Inadvertent Brokers: an Ethnography of Tibetan Development Workers
Gillian G. Tan, University of Melbourne
This paper is about brokers, those people who ‘stand guard over the critical junctures or synapses of relationships which connect the local system to the larger whole’ (Wolf 1956, 1075). More specifically, it is about the Tibetan fieldworkers of international organizations who serve as brokers of development framed within a modern China. The paper will describe how, for these development brokers, translating policy is fraught with more than linguistic difficulty; implementing projects is limited by internal conflicts, and helping local people plan their versions of development is simultaneously uncomfortable and liberating. Yet the brokers are themselves affected by their everyday engagements with development and this paper will also detail their perceptions of their new roles, their changing circumstances and lifestyles, their aspirations, and the personal dimensions of cultural interaction.

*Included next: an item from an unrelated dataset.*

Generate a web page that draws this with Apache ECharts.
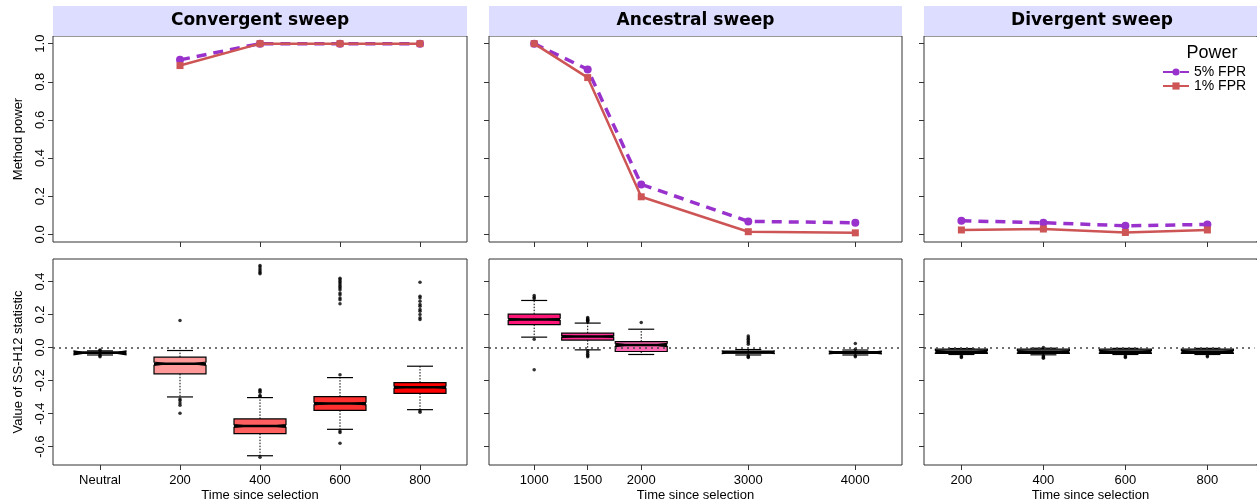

The paper assumes that development concerns a clash of cultures that is constantly negotiated by people ‘in the middle’. In doing so, it follows in the tradition of brokers - caciques, big-men, kijajis and enterprising elites who have used their positions for personal benefit. Such literature has contributed to a deeper understanding of the intricate relationships between a focus on power and its peripheral communities, while concentrating on how enterprising individuals fill the communication and conceptual gaps that exist at various levels of interaction and negotiation.